● **What you will do**
Omit all pictures, then retype the data exactly as given.

+--

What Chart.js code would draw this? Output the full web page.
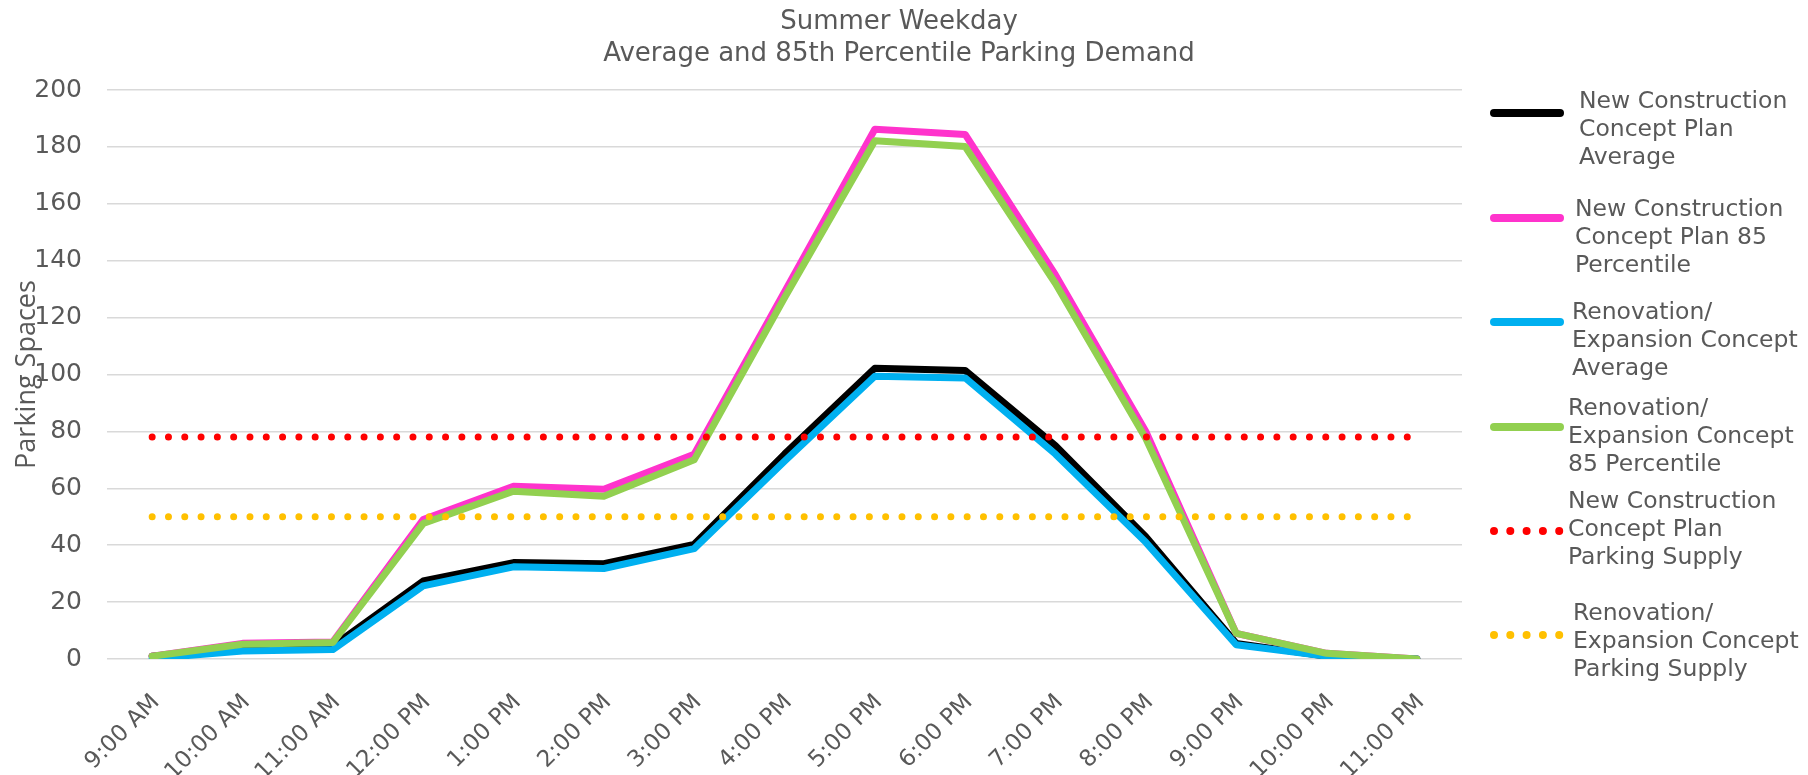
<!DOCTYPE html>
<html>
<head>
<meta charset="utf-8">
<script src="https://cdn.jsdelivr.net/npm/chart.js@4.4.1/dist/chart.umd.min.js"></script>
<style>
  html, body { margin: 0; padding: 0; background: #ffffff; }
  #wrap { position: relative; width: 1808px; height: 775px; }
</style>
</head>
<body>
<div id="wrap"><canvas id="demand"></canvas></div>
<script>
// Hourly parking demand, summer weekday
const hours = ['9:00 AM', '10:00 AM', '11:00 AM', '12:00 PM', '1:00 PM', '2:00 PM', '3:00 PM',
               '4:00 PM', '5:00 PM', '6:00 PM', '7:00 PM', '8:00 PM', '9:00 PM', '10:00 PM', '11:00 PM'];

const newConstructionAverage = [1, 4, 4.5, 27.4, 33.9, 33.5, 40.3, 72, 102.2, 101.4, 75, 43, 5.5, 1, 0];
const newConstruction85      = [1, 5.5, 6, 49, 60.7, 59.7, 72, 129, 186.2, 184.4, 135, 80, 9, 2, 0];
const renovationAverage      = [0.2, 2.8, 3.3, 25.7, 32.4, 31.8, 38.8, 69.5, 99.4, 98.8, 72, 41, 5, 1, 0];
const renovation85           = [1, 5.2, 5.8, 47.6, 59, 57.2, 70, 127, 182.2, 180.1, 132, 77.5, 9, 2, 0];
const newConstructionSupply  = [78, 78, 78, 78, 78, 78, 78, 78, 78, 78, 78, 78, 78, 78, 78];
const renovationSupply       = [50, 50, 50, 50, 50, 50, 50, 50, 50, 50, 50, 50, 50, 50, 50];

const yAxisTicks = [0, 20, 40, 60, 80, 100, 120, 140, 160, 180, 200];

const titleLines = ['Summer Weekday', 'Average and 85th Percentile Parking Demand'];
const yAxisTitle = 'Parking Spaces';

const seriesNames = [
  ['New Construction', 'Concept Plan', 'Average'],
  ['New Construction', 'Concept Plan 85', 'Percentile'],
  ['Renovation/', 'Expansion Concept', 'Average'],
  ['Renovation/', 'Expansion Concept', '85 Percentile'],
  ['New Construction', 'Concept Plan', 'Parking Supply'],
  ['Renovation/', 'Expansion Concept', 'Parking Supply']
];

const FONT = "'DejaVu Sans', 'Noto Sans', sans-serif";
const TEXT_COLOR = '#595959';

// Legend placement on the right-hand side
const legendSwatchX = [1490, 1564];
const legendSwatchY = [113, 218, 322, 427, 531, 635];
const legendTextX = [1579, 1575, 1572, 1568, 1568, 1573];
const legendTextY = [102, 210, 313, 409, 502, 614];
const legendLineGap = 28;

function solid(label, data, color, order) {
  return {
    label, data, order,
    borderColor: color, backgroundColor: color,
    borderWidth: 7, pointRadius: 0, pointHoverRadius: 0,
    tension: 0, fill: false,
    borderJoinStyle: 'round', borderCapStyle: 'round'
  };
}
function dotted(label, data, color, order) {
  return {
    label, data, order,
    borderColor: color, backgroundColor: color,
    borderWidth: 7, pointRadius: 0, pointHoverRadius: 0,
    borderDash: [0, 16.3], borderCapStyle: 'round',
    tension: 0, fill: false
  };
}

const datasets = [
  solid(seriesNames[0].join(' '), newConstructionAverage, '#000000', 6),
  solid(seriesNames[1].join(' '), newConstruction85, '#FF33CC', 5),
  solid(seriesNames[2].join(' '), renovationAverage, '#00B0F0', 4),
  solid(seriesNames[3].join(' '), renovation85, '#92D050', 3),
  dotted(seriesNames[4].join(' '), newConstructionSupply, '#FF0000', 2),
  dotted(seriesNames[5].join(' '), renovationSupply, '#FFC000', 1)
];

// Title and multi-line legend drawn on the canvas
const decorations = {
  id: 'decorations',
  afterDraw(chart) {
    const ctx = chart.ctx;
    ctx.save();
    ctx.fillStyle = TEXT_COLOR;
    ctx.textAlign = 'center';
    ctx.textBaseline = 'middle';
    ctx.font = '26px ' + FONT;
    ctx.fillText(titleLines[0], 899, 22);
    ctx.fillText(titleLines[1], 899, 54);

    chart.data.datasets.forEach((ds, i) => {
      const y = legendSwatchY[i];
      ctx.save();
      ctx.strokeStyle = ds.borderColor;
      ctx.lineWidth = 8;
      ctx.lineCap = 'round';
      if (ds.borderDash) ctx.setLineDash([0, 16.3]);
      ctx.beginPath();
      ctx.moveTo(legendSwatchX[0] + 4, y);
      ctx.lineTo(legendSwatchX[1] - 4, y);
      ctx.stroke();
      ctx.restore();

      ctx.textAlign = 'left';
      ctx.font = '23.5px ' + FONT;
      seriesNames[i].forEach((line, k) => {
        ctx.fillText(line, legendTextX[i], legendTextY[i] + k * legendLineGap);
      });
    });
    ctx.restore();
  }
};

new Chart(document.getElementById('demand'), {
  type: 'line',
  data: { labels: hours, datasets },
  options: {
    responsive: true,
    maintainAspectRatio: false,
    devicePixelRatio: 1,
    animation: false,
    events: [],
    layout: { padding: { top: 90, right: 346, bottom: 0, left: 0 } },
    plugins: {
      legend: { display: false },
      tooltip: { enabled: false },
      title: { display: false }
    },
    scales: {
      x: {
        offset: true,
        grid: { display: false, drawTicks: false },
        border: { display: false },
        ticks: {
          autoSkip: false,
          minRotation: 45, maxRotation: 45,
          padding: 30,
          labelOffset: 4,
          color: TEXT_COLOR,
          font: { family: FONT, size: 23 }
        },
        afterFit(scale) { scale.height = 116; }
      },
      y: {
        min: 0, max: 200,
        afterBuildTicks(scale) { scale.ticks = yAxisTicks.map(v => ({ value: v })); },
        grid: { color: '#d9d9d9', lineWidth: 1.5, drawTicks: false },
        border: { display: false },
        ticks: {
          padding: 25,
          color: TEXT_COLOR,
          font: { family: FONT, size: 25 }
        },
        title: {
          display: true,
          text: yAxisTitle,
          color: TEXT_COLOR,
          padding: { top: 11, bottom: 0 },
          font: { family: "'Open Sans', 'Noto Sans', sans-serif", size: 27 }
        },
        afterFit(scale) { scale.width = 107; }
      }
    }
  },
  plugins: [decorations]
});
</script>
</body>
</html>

+--

● **The result**
What Chart.js code would draw this? Output the full web page.
<!DOCTYPE html>
<html>
<head>
<meta charset="utf-8">
<script src="https://cdn.jsdelivr.net/npm/chart.js@4.4.1/dist/chart.umd.min.js"></script>
<style>
  html, body { margin: 0; padding: 0; background: #ffffff; }
  #wrap { position: relative; width: 1808px; height: 775px; }
</style>
</head>
<body>
<div id="wrap"><canvas id="demand"></canvas></div>
<script>
// Hourly parking demand, summer weekday
const hours = ['9:00 AM', '10:00 AM', '11:00 AM', '12:00 PM', '1:00 PM', '2:00 PM', '3:00 PM',
               '4:00 PM', '5:00 PM', '6:00 PM', '7:00 PM', '8:00 PM', '9:00 PM', '10:00 PM', '11:00 PM'];

const newConstructionAverage = [1, 4, 4.5, 27.4, 33.9, 33.5, 40.3, 72, 102.2, 101.4, 75, 43, 5.5, 1, 0];
const newConstruction85      = [1, 5.5, 6, 49, 60.7, 59.7, 72, 129, 186.2, 184.4, 135, 80, 9, 2, 0];
const renovationAverage      = [0.2, 2.8, 3.3, 25.7, 32.4, 31.8, 38.8, 69.5, 99.4, 98.8, 72, 41, 5, 1, 0];
const renovation85           = [1, 5.2, 5.8, 47.6, 59, 57.2, 70, 127, 182.2, 180.1, 132, 77.5, 9, 2, 0];
const newConstructionSupply  = [78, 78, 78, 78, 78, 78, 78, 78, 78, 78, 78, 78, 78, 78, 78];
const renovationSupply       = [50, 50, 50, 50, 50, 50, 50, 50, 50, 50, 50, 50, 50, 50, 50];

const yAxisTicks = [0, 20, 40, 60, 80, 100, 120, 140, 160, 180, 200];

const titleLines = ['Summer Weekday', 'Average and 85th Percentile Parking Demand'];
const yAxisTitle = 'Parking Spaces';

const seriesNames = [
  ['New Construction', 'Concept Plan', 'Average'],
  ['New Construction', 'Concept Plan 85', 'Percentile'],
  ['Renovation/', 'Expansion Concept', 'Average'],
  ['Renovation/', 'Expansion Concept', '85 Percentile'],
  ['New Construction', 'Concept Plan', 'Parking Supply'],
  ['Renovation/', 'Expansion Concept', 'Parking Supply']
];

const FONT = "'DejaVu Sans', 'Noto Sans', sans-serif";
const TEXT_COLOR = '#595959';

// Legend placement on the right-hand side
const legendSwatchX = [1490, 1564];
const legendSwatchY = [113, 218, 322, 427, 531, 635];
const legendTextX = [1579, 1575, 1572, 1568, 1568, 1573];
const legendTextY = [102, 210, 313, 409, 502, 614];
const legendLineGap = 28;

function solid(label, data, color, order) {
  return {
    label, data, order,
    borderColor: color, backgroundColor: color,
    borderWidth: 7, pointRadius: 0, pointHoverRadius: 0,
    tension: 0, fill: false,
    borderJoinStyle: 'round', borderCapStyle: 'round'
  };
}
function dotted(label, data, color, order) {
  return {
    label, data, order,
    borderColor: color, backgroundColor: color,
    borderWidth: 7, pointRadius: 0, pointHoverRadius: 0,
    borderDash: [0, 16.3], borderCapStyle: 'round',
    tension: 0, fill: false
  };
}

const datasets = [
  solid(seriesNames[0].join(' '), newConstructionAverage, '#000000', 6),
  solid(seriesNames[1].join(' '), newConstruction85, '#FF33CC', 5),
  solid(seriesNames[2].join(' '), renovationAverage, '#00B0F0', 4),
  solid(seriesNames[3].join(' '), renovation85, '#92D050', 3),
  dotted(seriesNames[4].join(' '), newConstructionSupply, '#FF0000', 2),
  dotted(seriesNames[5].join(' '), renovationSupply, '#FFC000', 1)
];

// Title and multi-line legend drawn on the canvas
const decorations = {
  id: 'decorations',
  afterDraw(chart) {
    const ctx = chart.ctx;
    ctx.save();
    ctx.fillStyle = TEXT_COLOR;
    ctx.textAlign = 'center';
    ctx.textBaseline = 'middle';
    ctx.font = '26px ' + FONT;
    ctx.fillText(titleLines[0], 899, 22);
    ctx.fillText(titleLines[1], 899, 54);

    chart.data.datasets.forEach((ds, i) => {
      const y = legendSwatchY[i];
      ctx.save();
      ctx.strokeStyle = ds.borderColor;
      ctx.lineWidth = 8;
      ctx.lineCap = 'round';
      if (ds.borderDash) ctx.setLineDash([0, 16.3]);
      ctx.beginPath();
      ctx.moveTo(legendSwatchX[0] + 4, y);
      ctx.lineTo(legendSwatchX[1] - 4, y);
      ctx.stroke();
      ctx.restore();

      ctx.textAlign = 'left';
      ctx.font = '23.5px ' + FONT;
      seriesNames[i].forEach((line, k) => {
        ctx.fillText(line, legendTextX[i], legendTextY[i] + k * legendLineGap);
      });
    });
    ctx.restore();
  }
};

new Chart(document.getElementById('demand'), {
  type: 'line',
  data: { labels: hours, datasets },
  options: {
    responsive: true,
    maintainAspectRatio: false,
    devicePixelRatio: 1,
    animation: false,
    events: [],
    layout: { padding: { top: 90, right: 346, bottom: 0, left: 0 } },
    plugins: {
      legend: { display: false },
      tooltip: { enabled: false },
      title: { display: false }
    },
    scales: {
      x: {
        offset: true,
        grid: { display: false, drawTicks: false },
        border: { display: false },
        ticks: {
          autoSkip: false,
          minRotation: 45, maxRotation: 45,
          padding: 30,
          labelOffset: 4,
          color: TEXT_COLOR,
          font: { family: FONT, size: 23 }
        },
        afterFit(scale) { scale.height = 116; }
      },
      y: {
        min: 0, max: 200,
        afterBuildTicks(scale) { scale.ticks = yAxisTicks.map(v => ({ value: v })); },
        grid: { color: '#d9d9d9', lineWidth: 1.5, drawTicks: false },
        border: { display: false },
        ticks: {
          padding: 25,
          color: TEXT_COLOR,
          font: { family: FONT, size: 25 }
        },
        title: {
          display: true,
          text: yAxisTitle,
          color: TEXT_COLOR,
          padding: { top: 11, bottom: 0 },
          font: { family: "'Open Sans', 'Noto Sans', sans-serif", size: 27 }
        },
        afterFit(scale) { scale.width = 107; }
      }
    }
  },
  plugins: [decorations]
});
</script>
</body>
</html>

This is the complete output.